As updates and inserts are made into AVS, data goes through several steps for processing the update. First, record data, including the vector, is written to the Aerospike Database (ASDB). You can see your record data immediately in ASDB. To be indexed, each record must contain at least one vector in the specified vector field of an index. Specifying multiple vectors and indexes creates multiple index processes for a single record, but it enables multiple search approaches on the same data.

tip

Aerospike recommends that when you upsert a record, you assign it to a specific set. This helps with monitoring and operations.

Index construction

After a record is updated, AVS processes the vector for indexing by assembling the neighborhoods for each vector and committing those to ASDB. An index record contains a copy of the vector itself along with the associated neighbors for that vector at a given layer of the HNSW graph. Index construction takes advantage of advanced vector extensions (AVX), which allows for single instruction, multiple data parallel processing.

tip

You can monitor index construction using the indexing_queue_size metric for monitoring your ingest queue and the requests_metric for monitoring your total indexed records.
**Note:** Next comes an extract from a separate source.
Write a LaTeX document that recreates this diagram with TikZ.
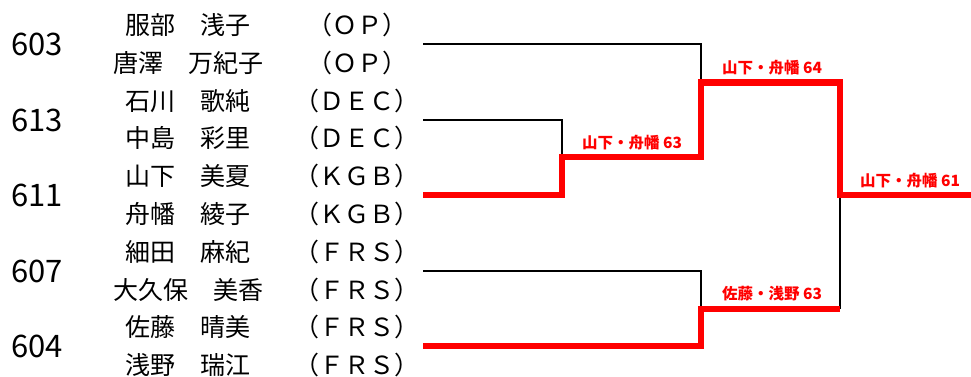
\documentclass[tikz,border=0pt]{standalone}
\usepackage{fontspec}
\setmainfont{Noto Sans CJK JP}
\begin{document}
\begin{tikzpicture}[x=1pt,y=-1pt]
\tikzstyle{bango}=[font=\fontsize{31}{34}\selectfont,inner sep=0pt]
\tikzstyle{namae}=[font=\fontsize{25}{28}\selectfont,inner sep=0pt]
\tikzstyle{kumi}=[font=\fontsize{25}{28}\selectfont,inner sep=0pt]
\tikzstyle{makesen}=[draw=black,line width=2pt]
\tikzstyle{kachisen}=[draw=red,line width=6.5pt]
\tikzstyle{kekka}=[text=red,font=\fontsize{15.5}{17}\selectfont\bfseries,anchor=base,inner sep=0pt]
\useasboundingbox (0,0) rectangle (971,376);
\node[bango] (t603) at (37,44) {603};
\node[bango] (t613) at (37,120) {613};
\node[bango] (t611) at (37,195) {611};
\node[bango] (t607) at (37,271) {607};
\node[bango] (t604) at (37,346) {604};
\node[namae] (n1) at (188,25) {服部　浅子};
\node[namae] (n2) at (188,62.8) {唐澤　万紀子};
\node[namae] (n3) at (188,100.6) {石川　歌純};
\node[namae] (n4) at (188,138.4) {中島　彩里};
\node[namae] (n5) at (188,176.2) {山下　美夏};
\node[namae] (n6) at (188,214) {舟幡　綾子};
\node[namae] (n7) at (188,251.8) {細田　麻紀};
\node[namae] (n8) at (188,289.6) {大久保　美香};
\node[namae] (n9) at (188,327.4) {佐藤　晴美};
\node[namae] (n10) at (188,365.2) {浅野　瑞江};
\node[kumi] (g1) at (357,25) {（ＯＰ）};
\node[kumi] (g2) at (357,62.8) {（ＯＰ）};
\node[kumi] (g3) at (357,100.6) {（ＤＥＣ）};
\node[kumi] (g4) at (357,138.4) {（ＤＥＣ）};
\node[kumi] (g5) at (357,176.2) {（ＫＧＢ）};
\node[kumi] (g6) at (357,214) {（ＫＧＢ）};
\node[kumi] (g7) at (357,251.8) {（ＦＲＳ）};
\node[kumi] (g8) at (357,289.6) {（ＦＲＳ）};
\node[kumi] (g9) at (357,327.4) {（ＦＲＳ）};
\node[kumi] (g10) at (357,365.2) {（ＦＲＳ）};
\coordinate (s603) at (423,44);
\coordinate (s613) at (423,120);
\coordinate (s611) at (423,195);
\coordinate (s607) at (423,271);
\coordinate (s604) at (423,346);
\coordinate (k1) at (562,157);
\coordinate (k2) at (701,82.5);
\coordinate (k3) at (840,195);
\coordinate (k4) at (701,309);
\coordinate (k5) at (840,309);
\coordinate (yusho) at (971,195);
\draw[makesen] (s603) -| (k2);
\draw[makesen] (s613) -| (k1);
\draw[makesen] (s607) -| (k4);
\draw[makesen] (k3) -- (k5);
\draw[kachisen] (s611) -| (k1) -| (k2) -| (k3) -- (yusho);
\draw[kachisen] (s604) -| (k4) -- (k5);
\node[kekka] (m1) at (632,148.5) {山下・舟幡 63};
\node[kekka] (m2) at (772,73.5) {山下・舟幡 64};
\node[kekka] (m3) at (910,186.5) {山下・舟幡 61};
\node[kekka] (m4) at (772,299.5) {佐藤・浅野 63};
\end{tikzpicture}
\end{document}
Asynchronous parallel index construction

A unique aspect of AVS is its ability to manage index construction asynchronously. While vector record updates are committed directly to ASDB, index records are processed asynchronously. This is done in batches, and index construction is spread across all AVS nodes to maximize the use of CPU cores in your AVS cluster. This allows you to scale up for specific ingestion needs. Keep in mind, ingestion is highly dependant on host memory and storage layer configuration.

image

Waiting for index construction

While index construction can be done continuously as a background process, in some circumstances it can be helpful to wait for index construction to complete. This functionally is built into the client or can be monitored using the indexing_queue_size metric.